I am studying for my exam of manifolds and I dno't understand why the following is true.
Let $(U,\phi)$ be a local map at $p$ in the manifold $M$, and let $\phi(p)=0$. Then there exists an open set $W$ such that $p \in W \subset \bar W \subset U$, where $\bar W$ is compact.
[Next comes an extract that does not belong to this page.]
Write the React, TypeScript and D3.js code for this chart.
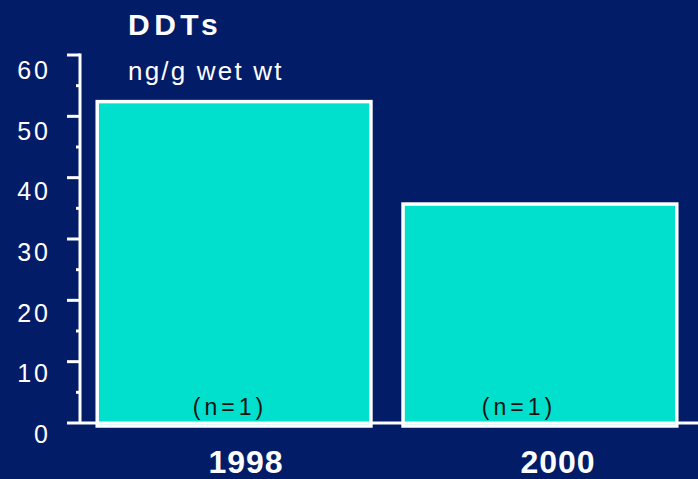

Why can we find such $W$? I can't find an argument for this.
Thanks!
On
Remember that, by definition $\phi$ is a homeomorphism. Hence $\phi(U)$ is an open subset of $R^n.$ From that there exist a radius $r$ such that open ball $K(0,r)\subset\phi(U).$ We put ball at $0$ because of assumption that $\phi(p)=0.$ Now consider a closed ball $B_1=\bar{K}(0,r/2)$ which is compact. Consider now open ball $B_2=K(0,r/2)$ and set $W=\phi^{-1}(B_2).$ Again by homeomorphity (I assume it is such word) of $\phi$ we get that $W$ is open and again by homeomorphity of $\phi$ we can get the closure in and out of preimage in the following: $$W=\phi^{-1}(B_2)\subset\phi^{-1}(B_1)=\phi^{-1}(\overline{B_2})=\overline{\phi^{-1}(B_2)}=\overline{W}=\phi^{-1}(\overline{B_2})\subset\phi^{-1}(K(0,r))\subset\phi^{-1}(\phi(U))=U.$$ It is left to show that $p\in W,$ but it is straightforward because $p=\phi^{-1}(0)$ and $0\in B_2.$
As Nick noted, $\Bbb R^n$ is locally compact. This means that every point in a manifold has a compact neighborhood $K$, so we can take $W$ to be (for instance) the interior of $K$.